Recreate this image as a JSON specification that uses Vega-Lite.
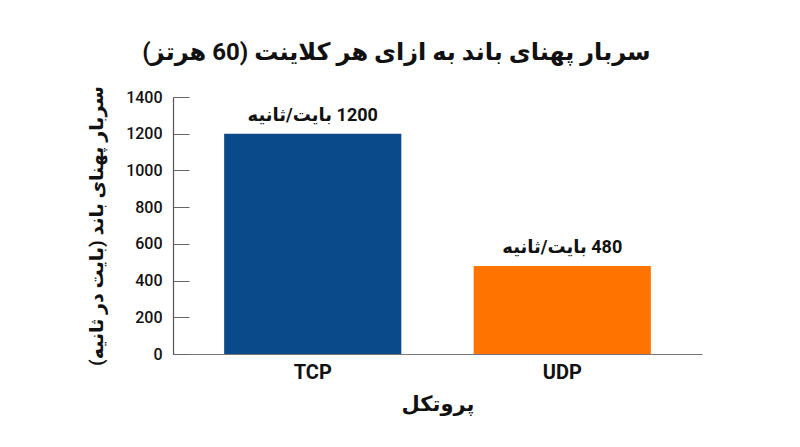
{
  "$schema": "https://vega.github.io/schema/vega-lite/v6.json",
  "width": 529,
  "height": 257,
  "autosize": {"type": "none"},
  "padding": {"left": 173, "top": 97, "right": 98, "bottom": 93},
  "background": "white",
  "config": {
    "font": "Roboto, DejaVu Sans",
    "view": {"stroke": null}
  },
  "title": {
    "text": "\u202bسربار پهنای باند به ازای هر کلاینت (60 هرتز)\u202c",
    "fontSize": 24,
    "fontWeight": "bold",
    "color": "#111",
    "anchor": "middle",
    "frame": "group",
    "dx": -41,
    "offset": 21
  },
  "data": {
    "values": [
      {"protocol": "TCP", "value": 1200, "label": "\u202b1200 بایت/ثانیه\u202c"},
      {"protocol": "UDP", "value": 480, "label": "\u202b480 بایت/ثانیه\u202c"}
    ]
  },
  "encoding": {
    "x": {
      "field": "protocol",
      "type": "nominal",
      "sort": null,
      "scale": {"paddingInner": 0.29, "paddingOuter": 0.205},
      "axis": {
        "title": "\u202bپروتکل\u202c",
        "titleFontSize": 21,
        "titleFontWeight": "bold",
        "titleColor": "#111",
        "titlePadding": 11,
        "labelAngle": 0,
        "labelFontSize": 20,
        "labelFontWeight": "bold",
        "labelColor": "#111",
        "labelPadding": 8,
        "ticks": false,
        "domainColor": "#777",
        "domainWidth": 1.2
      }
    },
    "y": {
      "field": "value",
      "type": "quantitative",
      "scale": {"domain": [0, 1400], "nice": false},
      "axis": {
        "values": [0, 200, 400, 600, 800, 1000, 1200, 1400],
        "format": "d",
        "title": "\u202bسربار پهنای باند (بایت در ثانیه)\u202c",
        "titleFontSize": 19,
        "titleFontWeight": "bold",
        "titleColor": "#111",
        "titlePadding": 19,
        "labelFontSize": 16,
        "labelFontWeight": 500,
        "labelColor": "#111",
        "labelPadding": 27,
        "tickSize": -16,
        "tickColor": "#666",
        "domainColor": "#555",
        "domainWidth": 1.2,
        "grid": false
      }
    }
  },
  "layer": [
    {
      "mark": {"type": "bar"},
      "encoding": {
        "color": {
          "field": "protocol",
          "type": "nominal",
          "scale": {"domain": ["TCP", "UDP"], "range": ["#0a4a8a", "#ff7400"]},
          "legend": null
        }
      }
    },
    {
      "mark": {"type": "text", "baseline": "bottom", "dy": -9, "fontSize": 18, "fontWeight": "bold", "color": "#111"},
      "encoding": {"text": {"field": "label"}}
    }
  ]
}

————————

WHAT IS EXPECTED → Please transcribe the material above exactly as written. Leave the pictures out.

FULL OUTPUT →
Recreate this image as a JSON specification that uses Vega-Lite.
{
  "$schema": "https://vega.github.io/schema/vega-lite/v6.json",
  "width": 529,
  "height": 257,
  "autosize": {"type": "none"},
  "padding": {"left": 173, "top": 97, "right": 98, "bottom": 93},
  "background": "white",
  "config": {
    "font": "Roboto, DejaVu Sans",
    "view": {"stroke": null}
  },
  "title": {
    "text": "\u202bسربار پهنای باند به ازای هر کلاینت (60 هرتز)\u202c",
    "fontSize": 24,
    "fontWeight": "bold",
    "color": "#111",
    "anchor": "middle",
    "frame": "group",
    "dx": -41,
    "offset": 21
  },
  "data": {
    "values": [
      {"protocol": "TCP", "value": 1200, "label": "\u202b1200 بایت/ثانیه\u202c"},
      {"protocol": "UDP", "value": 480, "label": "\u202b480 بایت/ثانیه\u202c"}
    ]
  },
  "encoding": {
    "x": {
      "field": "protocol",
      "type": "nominal",
      "sort": null,
      "scale": {"paddingInner": 0.29, "paddingOuter": 0.205},
      "axis": {
        "title": "\u202bپروتکل\u202c",
        "titleFontSize": 21,
        "titleFontWeight": "bold",
        "titleColor": "#111",
        "titlePadding": 11,
        "labelAngle": 0,
        "labelFontSize": 20,
        "labelFontWeight": "bold",
        "labelColor": "#111",
        "labelPadding": 8,
        "ticks": false,
        "domainColor": "#777",
        "domainWidth": 1.2
      }
    },
    "y": {
      "field": "value",
      "type": "quantitative",
      "scale": {"domain": [0, 1400], "nice": false},
      "axis": {
        "values": [0, 200, 400, 600, 800, 1000, 1200, 1400],
        "format": "d",
        "title": "\u202bسربار پهنای باند (بایت در ثانیه)\u202c",
        "titleFontSize": 19,
        "titleFontWeight": "bold",
        "titleColor": "#111",
        "titlePadding": 19,
        "labelFontSize": 16,
        "labelFontWeight": 500,
        "labelColor": "#111",
        "labelPadding": 27,
        "tickSize": -16,
        "tickColor": "#666",
        "domainColor": "#555",
        "domainWidth": 1.2,
        "grid": false
      }
    }
  },
  "layer": [
    {
      "mark": {"type": "bar"},
      "encoding": {
        "color": {
          "field": "protocol",
          "type": "nominal",
          "scale": {"domain": ["TCP", "UDP"], "range": ["#0a4a8a", "#ff7400"]},
          "legend": null
        }
      }
    },
    {
      "mark": {"type": "text", "baseline": "bottom", "dy": -9, "fontSize": 18, "fontWeight": "bold", "color": "#111"},
      "encoding": {"text": {"field": "label"}}
    }
  ]
}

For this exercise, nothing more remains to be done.